• **Aim**: Repeat the lines below exactly as they appear, but leave out the images.

-- Start Data provided --

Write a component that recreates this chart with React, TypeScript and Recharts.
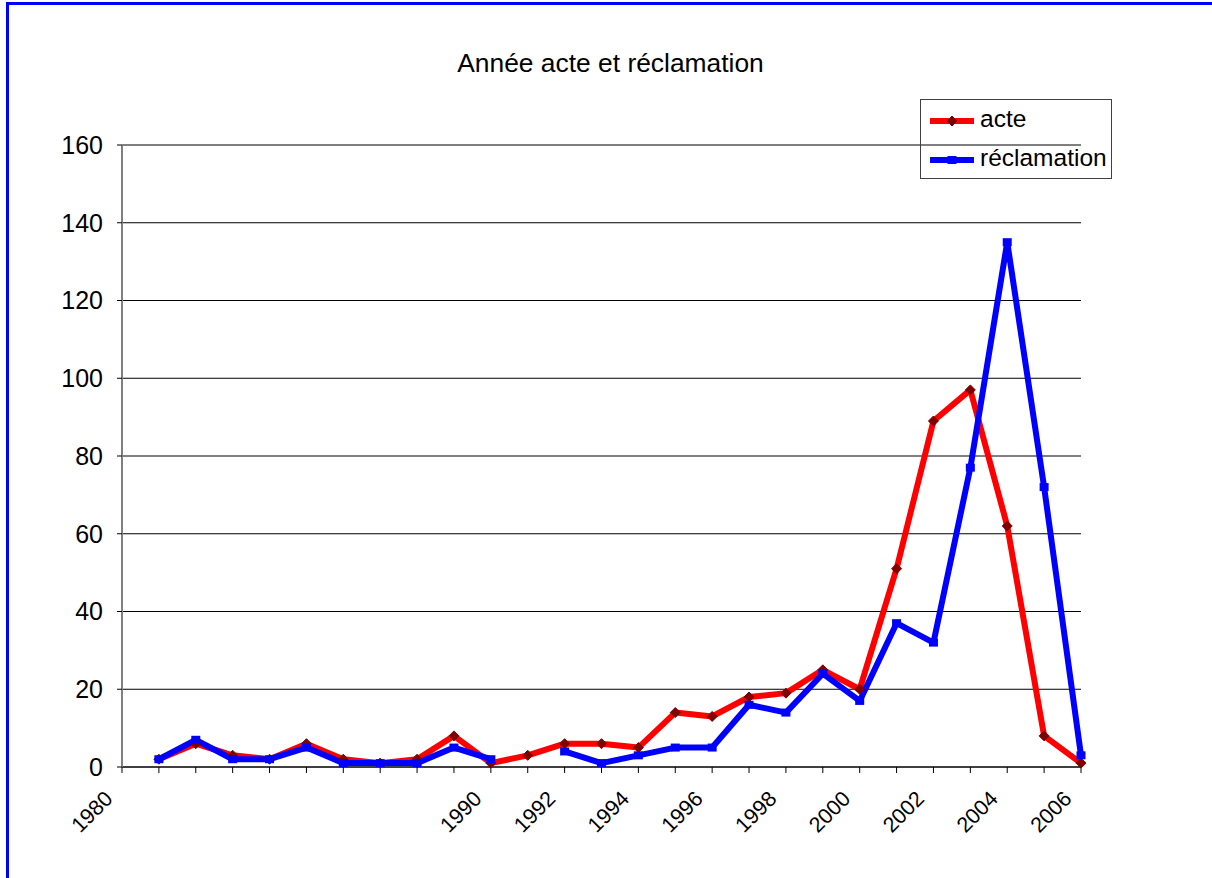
import React from 'react';
import { LineChart, Line, XAxis, YAxis, CartesianGrid, Legend } from 'recharts';

const FONT = 'Arial, "Liberation Sans", sans-serif';

const years = [
  1981, 1982, 1983, 1984, 1985, 1986, 1987, 1988, 1989, 1990, 1991, 1992, 1993,
  1994, 1995, 1996, 1997, 1998, 1999, 2000, 2001, 2002, 2003, 2004, 2005, 2006,
];
const acte = [2, 6, 3, 2, 6, 2, 1, 2, 8, 1, 3, 6, 6, 5, 14, 13, 18, 19, 25, 20, 51, 89, 97, 62, 8, 1];
const reclamation = [2, 7, 2, 2, 5, 1, 1, 1, 5, 2, null, 4, 1, 3, 5, 5, 16, 14, 24, 17, 37, 32, 77, 135, 72, 3];

const xTicks = [1980, ...years];
const xTickLabels = [1980, 1990, 1992, 1994, 1996, 1998, 2000, 2002, 2004, 2006];
const yTicks = [0, 20, 40, 60, 80, 100, 120, 140, 160];

const chartData = years.map((year, i) => ({
  year,
  acte: acte[i],
  reclamation: reclamation[i],
}));

const Diamond = ({ cx, cy }: any) => (
  <polygon
    points={`${cx},${cy - 5} ${cx + 5},${cy} ${cx},${cy + 5} ${cx - 5},${cy}`}
    fill='#800000'
    stroke='#800000'
  />
);

const Square = ({ cx, cy }: any) => <rect x={cx - 4.5} y={cy - 4} width={9} height={8} fill='#0000FF' />;

const renderDiamond = (props: any) => {
  if (props.cy == null || props.value == null) return <g key={`d-${props.index}`} />;
  return <Diamond key={`d-${props.index}`} cx={props.cx} cy={props.cy} />;
};

const renderSquare = (props: any) => {
  if (props.cy == null || props.value == null) return <g key={`s-${props.index}`} />;
  return <Square key={`s-${props.index}`} cx={props.cx} cy={props.cy} />;
};

// rotated year labels, end of text sits a little left of the tick
const YearTick = ({ x, y, payload }: any) => {
  if (!xTickLabels.includes(payload.value)) return <g />;
  const tx = x - 8;
  const ty = y + 27;
  return (
    <text
      x={tx}
      y={ty}
      transform={`rotate(-45, ${tx}, ${ty})`}
      textAnchor='end'
      fontSize={21.5}
      fontFamily={FONT}
      fill='#000'
    >
      {payload.value}
    </text>
  );
};

const LegendBox = ({ payload }: any) => (
  <svg width={192} height={80} style={{ display: 'block' }}>
    <rect x={0.5} y={0.5} width={191} height={79} fill='none' stroke='#404040' />
    {(payload || []).map((entry: any, i: number) => {
      const cy = 22 + i * 39;
      return (
        <g key={entry.value}>
          <line x1={10} x2={54} y1={cy} y2={cy} stroke={entry.color} strokeWidth={6} />
          {i === 0 ? <Diamond cx={32} cy={cy} /> : <Square cx={32} cy={cy} />}
          <text x={60} y={cy + 6} fontSize={24.5} fontFamily={FONT} fill='#000'>
            {entry.value}
          </text>
        </g>
      );
    })}
  </svg>
);

export default function App() {
  return (
    <div style={{ position: 'absolute', left: 0, top: 0, width: 1212, height: 878, overflow: 'hidden', background: '#fff' }}>
      <div
        style={{
          position: 'absolute',
          left: 6,
          top: 2,
          width: 1300,
          height: 1000,
          borderLeft: '3px solid #0000FF',
          borderTop: '3px solid #0000FF',
        }}
      />
      <div
        style={{
          position: 'absolute',
          left: 0,
          top: 50,
          width: 1221,
          textAlign: 'center',
          fontFamily: FONT,
          fontSize: 26.4,
          lineHeight: '26px',
          color: '#000',
        }}
      >
        Année acte et réclamation
      </div>
      <div style={{ position: 'absolute', left: 0, top: 0 }}>
        <LineChart width={1212} height={878} data={chartData} margin={{ top: 145, right: 131, bottom: 51, left: 0 }}>
          <CartesianGrid horizontal vertical={false} stroke='#000' />
          <XAxis
            dataKey='year'
            type='number'
            domain={[1980, 2006]}
            ticks={xTicks}
            interval={0}
            height={60}
            tickSize={6}
            tickMargin={0}
            axisLine={{ stroke: '#000' }}
            tickLine={{ stroke: '#000' }}
            tick={<YearTick />}
          />
          <YAxis
            type='number'
            domain={[0, 160]}
            ticks={yTicks}
            interval={0}
            width={122}
            tickSize={5}
            tickMargin={14}
            axisLine={{ stroke: '#808080', strokeWidth: 2 }}
            tickLine={{ stroke: '#000' }}
            tick={{ fill: '#000', fontSize: 25, fontFamily: FONT }}
          />
          <Legend
            layout='vertical'
            align='center'
            verticalAlign='middle'
            width={192}
            height={80}
            wrapperStyle={{ left: 920, top: 99, width: 192, height: 80 }}
            content={<LegendBox />}
          />
          <Line
            dataKey='acte'
            name='acte'
            type='linear'
            stroke='#FF0000'
            strokeWidth={6}
            strokeLinejoin='round'
            dot={renderDiamond}
            activeDot={false}
            isAnimationActive={false}
          />
          <Line
            dataKey='reclamation'
            name='réclamation'
            type='linear'
            stroke='#0000FF'
            strokeWidth={6}
            strokeLinejoin='round'
            dot={renderSquare}
            activeDot={false}
            connectNulls={false}
            isAnimationActive={false}
          />
        </LineChart>
      </div>
    </div>
  );
}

-- End Data provided --

• **Final result**:
Write a component that recreates this chart with React, TypeScript and Recharts.
import React from 'react';
import { LineChart, Line, XAxis, YAxis, CartesianGrid, Legend } from 'recharts';

const FONT = 'Arial, "Liberation Sans", sans-serif';

const years = [
  1981, 1982, 1983, 1984, 1985, 1986, 1987, 1988, 1989, 1990, 1991, 1992, 1993,
  1994, 1995, 1996, 1997, 1998, 1999, 2000, 2001, 2002, 2003, 2004, 2005, 2006,
];
const acte = [2, 6, 3, 2, 6, 2, 1, 2, 8, 1, 3, 6, 6, 5, 14, 13, 18, 19, 25, 20, 51, 89, 97, 62, 8, 1];
const reclamation = [2, 7, 2, 2, 5, 1, 1, 1, 5, 2, null, 4, 1, 3, 5, 5, 16, 14, 24, 17, 37, 32, 77, 135, 72, 3];

const xTicks = [1980, ...years];
const xTickLabels = [1980, 1990, 1992, 1994, 1996, 1998, 2000, 2002, 2004, 2006];
const yTicks = [0, 20, 40, 60, 80, 100, 120, 140, 160];

const chartData = years.map((year, i) => ({
  year,
  acte: acte[i],
  reclamation: reclamation[i],
}));

const Diamond = ({ cx, cy }: any) => (
  <polygon
    points={`${cx},${cy - 5} ${cx + 5},${cy} ${cx},${cy + 5} ${cx - 5},${cy}`}
    fill='#800000'
    stroke='#800000'
  />
);

const Square = ({ cx, cy }: any) => <rect x={cx - 4.5} y={cy - 4} width={9} height={8} fill='#0000FF' />;

const renderDiamond = (props: any) => {
  if (props.cy == null || props.value == null) return <g key={`d-${props.index}`} />;
  return <Diamond key={`d-${props.index}`} cx={props.cx} cy={props.cy} />;
};

const renderSquare = (props: any) => {
  if (props.cy == null || props.value == null) return <g key={`s-${props.index}`} />;
  return <Square key={`s-${props.index}`} cx={props.cx} cy={props.cy} />;
};

// rotated year labels, end of text sits a little left of the tick
const YearTick = ({ x, y, payload }: any) => {
  if (!xTickLabels.includes(payload.value)) return <g />;
  const tx = x - 8;
  const ty = y + 27;
  return (
    <text
      x={tx}
      y={ty}
      transform={`rotate(-45, ${tx}, ${ty})`}
      textAnchor='end'
      fontSize={21.5}
      fontFamily={FONT}
      fill='#000'
    >
      {payload.value}
    </text>
  );
};

const LegendBox = ({ payload }: any) => (
  <svg width={192} height={80} style={{ display: 'block' }}>
    <rect x={0.5} y={0.5} width={191} height={79} fill='none' stroke='#404040' />
    {(payload || []).map((entry: any, i: number) => {
      const cy = 22 + i * 39;
      return (
        <g key={entry.value}>
          <line x1={10} x2={54} y1={cy} y2={cy} stroke={entry.color} strokeWidth={6} />
          {i === 0 ? <Diamond cx={32} cy={cy} /> : <Square cx={32} cy={cy} />}
          <text x={60} y={cy + 6} fontSize={24.5} fontFamily={FONT} fill='#000'>
            {entry.value}
          </text>
        </g>
      );
    })}
  </svg>
);

export default function App() {
  return (
    <div style={{ position: 'absolute', left: 0, top: 0, width: 1212, height: 878, overflow: 'hidden', background: '#fff' }}>
      <div
        style={{
          position: 'absolute',
          left: 6,
          top: 2,
          width: 1300,
          height: 1000,
          borderLeft: '3px solid #0000FF',
          borderTop: '3px solid #0000FF',
        }}
      />
      <div
        style={{
          position: 'absolute',
          left: 0,
          top: 50,
          width: 1221,
          textAlign: 'center',
          fontFamily: FONT,
          fontSize: 26.4,
          lineHeight: '26px',
          color: '#000',
        }}
      >
        Année acte et réclamation
      </div>
      <div style={{ position: 'absolute', left: 0, top: 0 }}>
        <LineChart width={1212} height={878} data={chartData} margin={{ top: 145, right: 131, bottom: 51, left: 0 }}>
          <CartesianGrid horizontal vertical={false} stroke='#000' />
          <XAxis
            dataKey='year'
            type='number'
            domain={[1980, 2006]}
            ticks={xTicks}
            interval={0}
            height={60}
            tickSize={6}
            tickMargin={0}
            axisLine={{ stroke: '#000' }}
            tickLine={{ stroke: '#000' }}
            tick={<YearTick />}
          />
          <YAxis
            type='number'
            domain={[0, 160]}
            ticks={yTicks}
            interval={0}
            width={122}
            tickSize={5}
            tickMargin={14}
            axisLine={{ stroke: '#808080', strokeWidth: 2 }}
            tickLine={{ stroke: '#000' }}
            tick={{ fill: '#000', fontSize: 25, fontFamily: FONT }}
          />
          <Legend
            layout='vertical'
            align='center'
            verticalAlign='middle'
            width={192}
            height={80}
            wrapperStyle={{ left: 920, top: 99, width: 192, height: 80 }}
            content={<LegendBox />}
          />
          <Line
            dataKey='acte'
            name='acte'
            type='linear'
            stroke='#FF0000'
            strokeWidth={6}
            strokeLinejoin='round'
            dot={renderDiamond}
            activeDot={false}
            isAnimationActive={false}
          />
          <Line
            dataKey='reclamation'
            name='réclamation'
            type='linear'
            stroke='#0000FF'
            strokeWidth={6}
            strokeLinejoin='round'
            dot={renderSquare}
            activeDot={false}
            connectNulls={false}
            isAnimationActive={false}
          />
        </LineChart>
      </div>
    </div>
  );
}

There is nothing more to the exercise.